What you have to do :: Lines containing the word "this" should be extracted in full.

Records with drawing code
● ● ● ● ● ● ●
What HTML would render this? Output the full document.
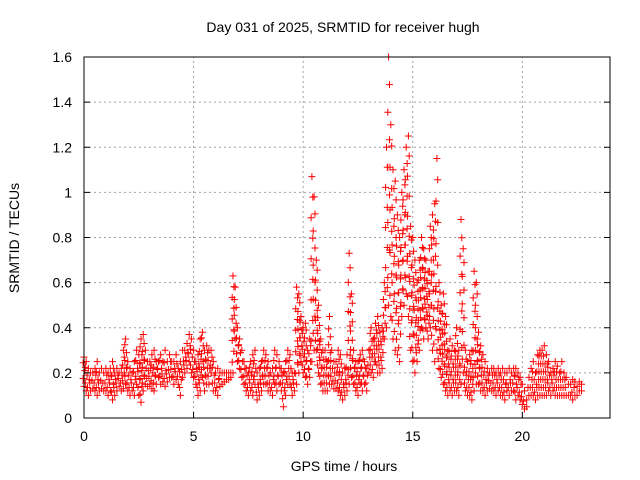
<!DOCTYPE html>
<html><head><meta charset="utf-8"><style>
body{margin:0;background:#fff}
svg{display:block;font-family:"Liberation Sans",sans-serif}
</style></head><body>
<svg id="c" width="640" height="480" viewBox="0 0 640 480" xmlns="http://www.w3.org/2000/svg">
<rect width="640" height="480" fill="#fff"/>
<g id="grid"></g>
<g id="marks"></g>
<rect x="84" y="57" width="526" height="361" fill="none" stroke="#000" stroke-width="1"/>
<g id="ticks"></g>
<text x="343" y="32" font-size="14" text-anchor="middle">Day 031 of 2025, SRMTID for receiver hugh</text>
<text x="344" y="471" font-size="14" text-anchor="middle">GPS time / hours</text>
<text transform="translate(19,238) rotate(-90)" font-size="14" text-anchor="middle">SRMTID / TECUs</text>
</svg>
<script>
const xTicks=[0,5,10,15,20];
const yTicks=[0,0.2,0.4,0.6,0.8,1,1.2,1.4,1.6];
const yTickLabels=["0","0.2","0.4","0.6","0.8","1","1.2","1.4","1.6"];
const tStart=0, tStep=0.1;
const highVals=[.27,.25,.22,.2,.2,.22,.25,.2,.22,.2,
.22,.2,.22,.25,.2,.22,.2,.22,.3,.35,
.25,.22,.2,.25,.3,.28,.35,.37,.3,.25,
.25,.28,.3,.25,.25,.28,.25,.3,.25,.28,
.25,.25,.28,.22,.25,.3,.3,.33,.37,.35,
.3,.25,.28,.35,.38,.3,.32,.3,.3,.25,
.2,.22,.2,.2,.2,.2,.2,.2,.63,.58,
.4,.35,.3,.25,.22,.2,.25,.28,.3,.2,
.22,.25,.3,.28,.25,.2,.22,.3,.28,.25,
.22,.2,.25,.3,.28,.2,.2,.58,.55,.45,
.4,.42,.3,.35,1.07,.98,.7,.5,.35,.3,
.3,.25,.45,.3,.25,.25,.3,.28,.2,.22,
.28,.73,.55,.3,.25,.25,.28,.3,.25,.22,
.3,.4,.35,.42,.45,.38,.4,.6,1.2,1.6,
1.3,1.1,1.05,.9,.8,1.0,1.1,1.2,1.25,.85,
.8,.7,.6,.7,.8,.75,.7,.65,.85,.9,
.95,1.15,.6,.5,.55,.45,.3,.35,.32,.3,
.4,.3,.88,.75,.3,.25,.28,.3,.65,.6,
.38,.32,.28,.25,.22,.2,.22,.22,.2,.22,
.2,.22,.2,.2,.22,.2,.22,.22,.2,.18,
.15,.12,.08,.18,.22,.25,.2,.28,.3,.3,
.32,.28,.25,.2,.22,.25,.23,.2,.25,.2,
.18,.15,.15,.17,.16,.14,.16,.15];
const lowVals=[.14,.12,.1,.12,.13,.12,.1,.12,.13,.12,
.12,.1,.12,.08,.1,.12,.14,.12,.13,.15,
.12,.1,.12,.1,.15,.1,.07,.12,.15,.14,
.15,.13,.12,.15,.18,.15,.16,.14,.16,.18,
.18,.15,.17,.15,.1,.18,.2,.22,.25,.2,
.18,.15,.1,.12,.18,.12,.15,.15,.2,.12,
.12,.1,.14,.15,.16,.17,.17,.18,.2,.35,
.25,.22,.18,.15,.12,.1,.12,.1,.15,.08,
.1,.12,.15,.15,.12,.12,.1,.15,.12,.15,
.12,.05,.1,.15,.15,.1,.12,.15,.2,.25,
.2,.18,.15,.18,.25,.3,.3,.2,.15,.12,
.12,.12,.15,.15,.13,.13,.12,.1,.08,.1,
.12,.15,.18,.15,.12,.1,.15,.12,.15,.12,
.2,.2,.18,.25,.2,.2,.22,.35,.4,.5,
.45,.35,.3,.28,.25,.45,.5,.55,.45,.3,
.25,.2,.25,.3,.4,.35,.4,.35,.4,.3,
.25,.3,.22,.18,.15,.12,.1,.12,.1,.12,
.12,.1,.15,.2,.12,.1,.1,.08,.12,.15,
.15,.12,.12,.1,.12,.13,.12,.12,.1,.12,
.1,.1,.08,.12,.1,.12,.12,.08,.1,.08,
.06,.04,.05,.1,.1,.1,.08,.1,.1,.1,
.1,.1,.12,.1,.12,.1,.1,.1,.1,.1,
.1,.1,.1,.08,.1,.1,.12,.12];
const NS="http://www.w3.org/2000/svg";
const X0=84,X1=610,Y0=418,Y1=57,XMAX=24,YMAX=1.6;
function sx(t){return X0+t/XMAX*(X1-X0);}
function sy(v){return Y0-v/YMAX*(Y0-Y1);}
function mk(tag,attrs,parent){const e=document.createElementNS(NS,tag);for(const k in attrs)e.setAttribute(k,attrs[k]);parent.appendChild(e);return e;}
const grid=document.getElementById('grid'),ticks=document.getElementById('ticks'),marks=document.getElementById('marks');
xTicks.forEach(t=>{
 const x=sx(t);
 if(t>0){const g=mk('line',{x1:x,x2:x,y1:Y0,y2:Y1,stroke:'#a0a0a0','stroke-dasharray':'2,3'},grid);
 
 }
 const l=mk('line',{x1:x,x2:x,y1:Y0,y2:Y0-6,stroke:'#000'},ticks);
 
 
 const tx=mk('text',{x:x,y:Y0+23,'font-size':14,'text-anchor':'middle'},ticks);tx.textContent=String(t);
 
 
});
yTicks.forEach((v,i)=>{
 const y=sy(v);
 if(v>0&&v<YMAX){const g=mk('line',{x1:X0,x2:X1,y1:y,y2:y,stroke:'#a0a0a0','stroke-dasharray':'2,3'},grid);
 
 }
 const l=mk('line',{x1:X0,x2:X0+6,y1:y,y2:y,stroke:'#000'},ticks);
 
 
 const l2=mk('line',{x1:X1,x2:X1-6,y1:y,y2:y,stroke:'#000'},ticks);
 
 
 const tx=mk('text',{x:X0-12,y:y+5,'font-size':14,'text-anchor':'end'},ticks);tx.textContent=yTickLabels[i];
 
 
});
let d='';
function plus(t,v){const x=sx(t),y=sy(v);d+=`M${(x-3.5).toFixed(1)} ${y.toFixed(1)}h7M${x.toFixed(1)} ${(y-3.5).toFixed(1)}v7`;}
highVals.forEach((h,i)=>{
 const t=tStart+i*tStep,lo=lowVals[i];
 plus(t,lo);plus(t,h);
 const step=Math.max(0.035,(h-lo)/9);
 let k=0;
 for(let v=lo+step;v<h-0.02;v+=step){plus(t+((k%2)?0.04:-0.04),v);k++;}
});
const p=mk('path',{d:d,stroke:'#ff0000','stroke-width':1,fill:'none'},marks);


</script>
</body></html>
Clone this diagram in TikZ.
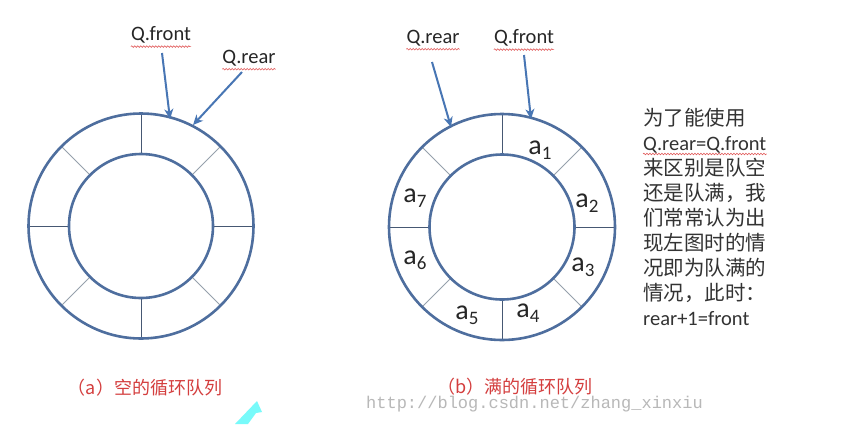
● ● ● ● ● ● ●
Full output ::
What HTML would render this? Output the full document.
Clone this diagram in TikZ.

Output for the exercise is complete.